As indicated by the title, d'Indy took the principal theme from a folk song he heard at Périer overlooking the Cévennes mountains (hence the work's alternative name, Symphonie cévenole). Originally conceived as a fantaisie for piano and orchestra, the symphony is unusual in that it is scored for a prominent (but never dominant) piano part together with orchestra, and has acquired the label sinfonia concertante from some critics.

The symphony begins with an evocative melody played first by a cor anglais. The main themes of subsequent movements are based on this melody, and as the symphony progresses each subsequent variation becomes more and more like the original version.
The work was dedicated to Marie-Léontine Bordes-Pène, who was the soloist at the premiere in Paris on March 20, 1887.

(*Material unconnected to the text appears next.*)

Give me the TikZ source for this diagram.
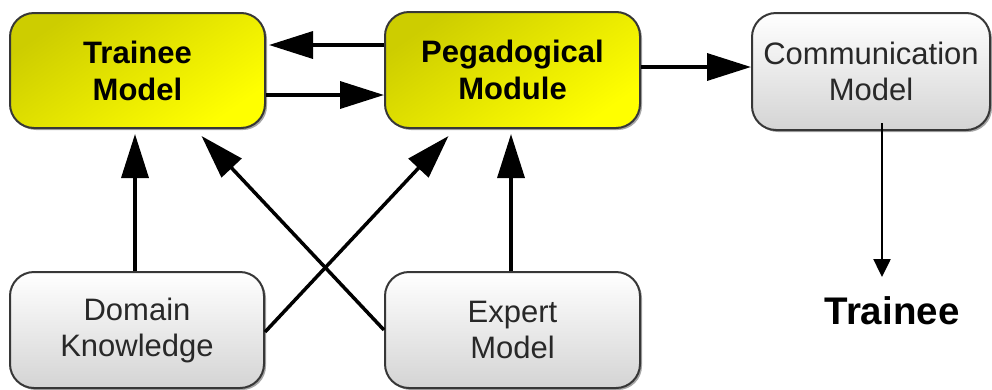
\documentclass[tikz,border=0pt]{standalone}
\usepackage{fontspec}
\setmainfont{Liberation Sans}
\usetikzlibrary{arrows.meta,shadows}
\definecolor{ydark}{RGB}{205,205,0}
\definecolor{ylight}{RGB}{255,255,0}
\definecolor{gbot}{RGB}{212,212,212}
\definecolor{edge}{RGB}{55,55,55}
\definecolor{gtext}{RGB}{40,40,40}
\begin{document}
\begin{tikzpicture}[x=1pt,y=-1pt,
  box/.style={draw=edge,line width=2pt,rounded corners=24pt,align=center,
    inner sep=0pt,
    drop shadow={shadow xshift=2pt,shadow yshift=-2pt,opacity=0.35,fill=black}},
  ybox/.style={box,top color=ydark,bottom color=ylight,shading angle=35,
    font=\fontsize{31}{37}\selectfont\bfseries,text=black},
  gbox/.style={box,top color=white,bottom color=gbot,
    font=\fontsize{31}{36}\selectfont,text=gtext},
  bigarrow/.style={line width=3.5pt,-{Triangle[length=44pt,width=27pt]}},
  smallarrow/.style={line width=2.5pt,-{Triangle[length=18pt,width=17pt]}}
]
\useasboundingbox (0,0) rectangle (992,389);
\node[ybox,minimum width=255pt,minimum height=115pt] (T) at (137.5,70.5) {Trainee\\Model};
\node[ybox,minimum width=255pt,minimum height=116pt] (P) at (512.5,70) {Pegadogical\\Module};
\node[gbox,minimum width=238pt,minimum height=117pt] (C) at (871,71.5) {Communication\\Model};
\node[gbox,minimum width=254pt,minimum height=116pt] (D) at (137,330) {Domain\\Knowledge};
\node[gbox,minimum width=255pt,minimum height=116pt] (E) at (512.5,330) {Expert\\Model};
\node[anchor=base,inner sep=0pt,font=\fontsize{38.5}{44}\selectfont\bfseries] (Tr) at (892,324) {Trainee};

\coordinate (y45) at (0,45);
\coordinate (y95) at (0,95);
\coordinate (y67) at (0,67);
\coordinate (x135) at (135,0);
\coordinate (x511) at (511,0);
\coordinate (x882) at (882,0);
\coordinate (trtop) at (882,277);

\draw[bigarrow] (P.west |- y45) -- ([xshift=3pt]T.east |- y45);
\draw[bigarrow] (T.east |- y95) -- (P.west |- y95);
\draw[bigarrow] (P.east |- y67) -- (C.west |- y67);
\draw[bigarrow] (D.north -| x135) -- ([yshift=-5pt]T.south -| x135);
\draw[bigarrow] (E.north -| x511) -- ([yshift=-5pt]P.south -| x511);
\draw[bigarrow] ([yshift=-2pt]D.east) -- ([xshift=-64pt,yshift=-7pt]P.south);
\draw[bigarrow] (E.west) -- ([xshift=64pt,yshift=-7pt]T.south);
\draw[smallarrow] ([yshift=8pt]C.south -| x882) -- (trtop);
\end{tikzpicture}
\end{document}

*Iam currently exploring his works. I would like folk's opinion on the work. Is it D'Indy's finest work? How do rate D'Indy as a whole? Any recorded recommendations. Good, Bad or Ugly. *


----------



## Strange Magic (Sep 14, 2015)

I have the Dutoit/Montreal disk on the London label, along with the Franck D-minor. Thibaudet provides the piano. I am quite happy with it, as I am with the piece itself, which never fails to fill me with its joy. Not otherwise a fan of d'Indy; the Symphonie seems to me to be a miraculous example of a Fairy Godmother waving a Magic Wand over the head of an otherwise nondescript composer.


----------



## Joachim Raff (Jan 31, 2020)

Strange Magic said:


> I have the Dutoit/Montreal disk on the London label, along with the Franck D-minor. Thibaudet provides the piano. I am quite happy with it, as I am with the piece itself, which never fails to fill me with its joy. Not otherwise a fan of d'Indy; the Symphonie seems to me to be a miraculous example of a Fairy Godmother waving a Magic Wand over the head of an otherwise nondescript composer.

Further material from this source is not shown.